I do deadlifts as well and step ups and lunges. Besides where are your photos so I can give you advice on what you need to improve.


----------



## kkschaef (Aug 21, 2005)

4 weeks to go.


----------



## juggernaut (Aug 21, 2005)

kkschaef said:
			
		

> 4 weeks to go.


----------



## PreMier (Aug 22, 2005)

juggernaut said:
			
		

>



Dont be a fucking chump.  If you have nothing positive or constructive to say, then dont post.


----------



## juggernaut (Aug 23, 2005)

hey HEY! watch the language! That's terrible.


----------



## kkschaef (Aug 23, 2005)

PreMier said:
			
		

> Dont be a fucking chump.  If you have nothing positive or constructive to say, then dont post.


Thank you!


----------



## King Silverback (Aug 24, 2005)

Looking good, keep it up, almost there!!!


----------



## juggernaut (Aug 25, 2005)

your back is really well-defined though. I think you could win on that roadmap alone.


----------



## kkschaef (Aug 26, 2005)

Thank you I've worked very hard this past year on that. A little bit a t a time. I'll get there.


----------



## THEUNIT(XXL) (Sep 1, 2005)

juggernaut said:
			
		

> but there's no ass cheek definition. dont get me wrong, youre fOINE!! but, your cheeks need a bit of muscle.
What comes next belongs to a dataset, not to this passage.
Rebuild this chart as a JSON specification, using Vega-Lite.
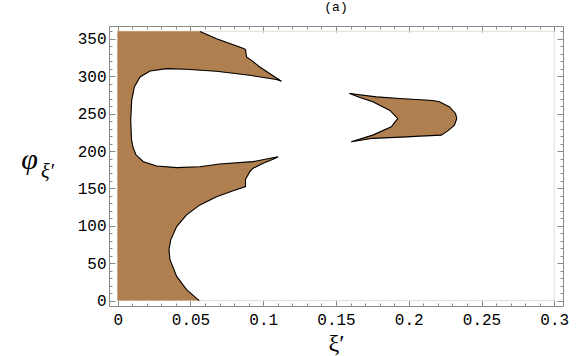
{
  "$schema": "https://vega.github.io/schema/vega-lite/v6.json",
  "width": 454,
  "height": 280,
  "autosize": "none",
  "padding": {"left": 109, "top": 26, "right": 13, "bottom": 50},
  "title": {"text": "(a)", "font": "Liberation Mono", "fontSize": 13, "fontWeight": "normal", "color": "black", "offset": 9},
  "config": {"view": {"stroke": "#8a8a8a", "strokeWidth": 1}},
  "datasets": {
    "box": [{"x": 0, "x2": 0.3, "y": 0, "y2": 360}],
    "regions": [
      {"poly": "L", "i": 1, "x": 0.056, "y": 0, "edge": true},
      {"poly": "L", "i": 2, "x": 0.0473, "y": 14.7, "edge": true},
      {"poly": "L", "i": 3, "x": 0.0405, "y": 32.4, "edge": true},
      {"poly": "L", "i": 4, "x": 0.0359, "y": 54.7, "edge": true},
      {"poly": "L", "i": 5, "x": 0.0352, "y": 68, "edge": true},
      {"poly": "L", "i": 6, "x": 0.0364, "y": 81.3, "edge": true},
      {"poly": "L", "i": 7, "x": 0.0405, "y": 99, "edge": true},
      {"poly": "L", "i": 8, "x": 0.0473, "y": 114.7, "edge": true},
      {"poly": "L", "i": 9, "x": 0.0565, "y": 128, "edge": true},
      {"poly": "L", "i": 10, "x": 0.0679, "y": 139, "edge": true},
      {"poly": "L", "i": 11, "x": 0.0793, "y": 147, "edge": true},
      {"poly": "L", "i": 12, "x": 0.0878, "y": 152.4, "edge": true},
      {"poly": "L", "i": 13, "x": 0.0878, "y": 162.2, "edge": true},
      {"poly": "L", "i": 14, "x": 0.0908, "y": 172.4, "edge": true},
      {"poly": "L", "i": 15, "x": 0.093, "y": 177, "edge": true},
      {"poly": "L", "i": 16, "x": 0.0999, "y": 183.6, "edge": true},
      {"poly": "L", "i": 17, "x": 0.1067, "y": 188.9, "edge": true},
      {"poly": "L", "i": 18, "x": 0.1102, "y": 192.4, "edge": true},
      {"poly": "L", "i": 19, "x": 0.093, "y": 185.8, "edge": true},
      {"poly": "L", "i": 20, "x": 0.0702, "y": 182.7, "edge": true},
      {"poly": "L", "i": 21, "x": 0.0565, "y": 179, "edge": true},
      {"poly": "L", "i": 22, "x": 0.0405, "y": 177.8, "edge": true},
      {"poly": "L", "i": 23, "x": 0.0268, "y": 180, "edge": true},
      {"poly": "L", "i": 24, "x": 0.0176, "y": 185.8, "edge": true},
      {"poly": "L", "i": 25, "x": 0.0125, "y": 195, "edge": true},
      {"poly": "L", "i": 26, "x": 0.0105, "y": 205, "edge": true},
      {"poly": "L", "i": 27, "x": 0.0095, "y": 214.7, "edge": true},
      {"poly": "L", "i": 28, "x": 0.0089, "y": 241, "edge": true},
      {"poly": "L", "i": 29, "x": 0.0096, "y": 268, "edge": true},
      {"poly": "L", "i": 30, "x": 0.0114, "y": 285.7, "edge": true},
      {"poly": "L", "i": 31, "x": 0.0153, "y": 299, "edge": true},
      {"poly": "L", "i": 32, "x": 0.0222, "y": 307, "edge": true},
      {"poly": "L", "i": 33, "x": 0.0336, "y": 310.2, "edge": true},
      {"poly": "L", "i": 34, "x": 0.0473, "y": 309.3, "edge": true},
      {"poly": "L", "i": 35, "x": 0.0679, "y": 306.7, "edge": true},
      {"poly": "L", "i": 36, "x": 0.0908, "y": 301.3, "edge": true},
      {"poly": "L", "i": 37, "x": 0.1091, "y": 295.6, "edge": true},
      {"poly": "L", "i": 38, "x": 0.1125, "y": 293.5, "edge": true},
      {"poly": "L", "i": 39, "x": 0.108, "y": 299, "edge": true},
      {"poly": "L", "i": 40, "x": 0.0976, "y": 312.4, "edge": true},
      {"poly": "L", "i": 41, "x": 0.0919, "y": 321.3, "edge": true},
      {"poly": "L", "i": 42, "x": 0.0885, "y": 325.7, "edge": true},
      {"poly": "L", "i": 43, "x": 0.0878, "y": 335.6, "edge": true},
      {"poly": "L", "i": 44, "x": 0.086, "y": 337.5, "edge": true},
      {"poly": "L", "i": 45, "x": 0.0679, "y": 350.2, "edge": true},
      {"poly": "L", "i": 46, "x": 0.0565, "y": 360, "edge": true},
      {"poly": "L", "i": 47, "x": 0, "y": 360, "edge": false},
      {"poly": "L", "i": 48, "x": 0, "y": 0, "edge": false},
      {"poly": "R", "i": 1, "x": 0.1594, "y": 276.9, "edge": true},
      {"poly": "R", "i": 2, "x": 0.1777, "y": 272.4, "edge": true},
      {"poly": "R", "i": 3, "x": 0.1937, "y": 270.2, "edge": true},
      {"poly": "R", "i": 4, "x": 0.2165, "y": 267.5, "edge": true},
      {"poly": "R", "i": 5, "x": 0.2211, "y": 265.8, "edge": true},
      {"poly": "R", "i": 6, "x": 0.228, "y": 259, "edge": true},
      {"poly": "R", "i": 7, "x": 0.2321, "y": 250.2, "edge": true},
      {"poly": "R", "i": 8, "x": 0.233, "y": 243.6, "edge": true},
      {"poly": "R", "i": 9, "x": 0.2314, "y": 234.7, "edge": true},
      {"poly": "R", "i": 10, "x": 0.2268, "y": 227, "edge": true},
      {"poly": "R", "i": 11, "x": 0.2223, "y": 221.3, "edge": true},
      {"poly": "R", "i": 12, "x": 0.2074, "y": 220, "edge": true},
      {"poly": "R", "i": 13, "x": 0.1983, "y": 219, "edge": true},
      {"poly": "R", "i": 14, "x": 0.1753, "y": 217, "edge": true},
      {"poly": "R", "i": 15, "x": 0.1605, "y": 212.4, "edge": true},
      {"poly": "R", "i": 16, "x": 0.1753, "y": 221.3, "edge": true},
      {"poly": "R", "i": 17, "x": 0.188, "y": 232.4, "edge": true},
      {"poly": "R", "i": 18, "x": 0.1925, "y": 243.6, "edge": true},
      {"poly": "R", "i": 19, "x": 0.1868, "y": 254.7, "edge": true},
      {"poly": "R", "i": 20, "x": 0.1753, "y": 265.8, "edge": true},
      {"poly": "R", "i": 21, "x": 0.166, "y": 272, "edge": true},
      {"poly": "R", "i": 22, "x": 0.1594, "y": 276.9, "edge": true}
    ]
  },
  "layer": [
    {
      "data": {"name": "box"},
      "mark": {"type": "rect", "fill": null, "stroke": "#e6ddd2", "strokeWidth": 1},
      "encoding": {
        "x": {"field": "x", "type": "quantitative",
          "scale": {"domain": [-0.006, 0.306], "nice": false, "zero": false},
          "axis": {"orient": "bottom", "values": [0,0.01,0.02,0.03,0.04,0.05,0.06,0.07,0.08,0.09,0.1,0.11,0.12,0.13,0.14,0.15,0.16,0.17,0.18,0.19,0.2,0.21,0.22,0.23,0.24,0.25,0.26,0.27,0.28,0.29,0.3],
            "format": "~g",
            "labelExpr": "abs(datum.value*20 - round(datum.value*20)) < 0.001 ? datum.label : ''",
            "tickSize": {"condition": {"test": "abs(datum.value*20 - round(datum.value*20)) < 0.001", "value": -6}, "value": -3},
            "tickColor": "#8a8a8a", "domain": false, "grid": false,
            "labelFont": "Liberation Mono", "labelFontSize": 16, "labelColor": "black", "labelPadding": 11,
            "labelFlush": false, "labelOverlap": false,
            "title": "ξ′", "titleFont": "Liberation Serif", "titleFontSize": 24, "titleFontWeight": "normal", "titleColor": "black",
            "titleY": 37, "titleBaseline": "middle"}},
        "x2": {"field": "x2"},
        "y": {"field": "y", "type": "quantitative",
          "scale": {"domain": [-7.2, 367.2], "nice": false, "zero": false},
          "axis": {"orient": "left", "values": [0,10,20,30,40,50,60,70,80,90,100,110,120,130,140,150,160,170,180,190,200,210,220,230,240,250,260,270,280,290,300,310,320,330,340,350,360],
            "labelExpr": "datum.value % 50 == 0 && datum.value < 360 ? datum.label : ''",
            "tickSize": {"condition": {"test": "datum.value % 50 == 0", "value": -6}, "value": -3},
            "tickColor": "#8a8a8a", "domain": false, "grid": false,
            "labelFont": "Liberation Mono", "labelFontSize": 16, "labelColor": "black", "labelPadding": 9,
            "labelFlush": false, "labelOverlap": false,
            "title": "φ", "titleFont": "Liberation Serif", "titleFontStyle": "italic", "titleFontSize": 30, "titleFontWeight": "normal", "titleColor": "black",
            "titleAngle": 0, "titleX": -80, "titleY": 133, "titleAlign": "center", "titleBaseline": "middle"}},
        "y2": {"field": "y2"}
      }
    },
    {
      "data": {"name": "regions"},
      "mark": {"type": "line", "fill": "#b07f4f", "stroke": "#b07f4f", "strokeWidth": 0.5, "interpolate": "linear"},
      "encoding": {
        "x": {"field": "x", "type": "quantitative",
          "axis": {"orient": "top", "values": [0,0.01,0.02,0.03,0.04,0.05,0.06,0.07,0.08,0.09,0.1,0.11,0.12,0.13,0.14,0.15,0.16,0.17,0.18,0.19,0.2,0.21,0.22,0.23,0.24,0.25,0.26,0.27,0.28,0.29,0.3],
            "labels": false,
            "tickSize": {"condition": {"test": "abs(datum.value*20 - round(datum.value*20)) < 0.001", "value": -6}, "value": -3},
            "tickColor": "#8a8a8a", "domain": false, "grid": false, "title": null}},
        "y": {"field": "y", "type": "quantitative",
          "axis": {"orient": "right", "values": [0,10,20,30,40,50,60,70,80,90,100,110,120,130,140,150,160,170,180,190,200,210,220,230,240,250,260,270,280,290,300,310,320,330,340,350,360],
            "labels": false,
            "tickSize": {"condition": {"test": "datum.value % 50 == 0", "value": -6}, "value": -3},
            "tickColor": "#8a8a8a", "domain": false, "grid": false,
            "title": "ξ′", "titleFont": "Liberation Serif", "titleFontStyle": "italic", "titleFontSize": 20, "titleFontWeight": "normal", "titleColor": "black",
            "titleAngle": 0, "titleX": -516, "titleY": 145, "titleAlign": "center", "titleBaseline": "middle"}},
        "detail": {"field": "poly"},
        "order": {"field": "i", "type": "quantitative"}
      }
    },
    {
      "data": {"name": "regions"},
      "transform": [{"filter": "datum.edge"}],
      "mark": {"type": "line", "stroke": "black", "strokeWidth": 1.1, "interpolate": "linear"},
      "encoding": {
        "x": {"field": "x", "type": "quantitative", "axis": null},
        "y": {"field": "y", "type": "quantitative", "axis": null},
        "detail": {"field": "poly"},
        "order": {"field": "i", "type": "quantitative"}
      }
    }
  ],
  "resolve": {"axis": {"x": "independent", "y": "independent"}}
}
Try doing deadlifts.


Yeah what ever buddy(and that's because this is the competition area)why don't you try and lose some weight and step onstage!
and now don't say that you have, because if you don't know that someone 4 weeks out has not got that definition yet that that is normal, and will come at a lower level of fat and water you have not competed and if you have you got last place with lowest score ever. remember that this is the competition area, not the photo gallery so don't go of and say stuff you now nothing about.


----------



## THEUNIT(XXL) (Sep 1, 2005)

kkschaef said:
			
		

> 4 weeks to go.


Looking very nice  
as you get leaner I must say that you have great abs also, and the rest of the body looks great, but I do think that you legs might comeout short on the rest of your body.  
And You have very long muscles witch are a big plus on a woman and make you look very lean and sexy instead of big and fat.


----------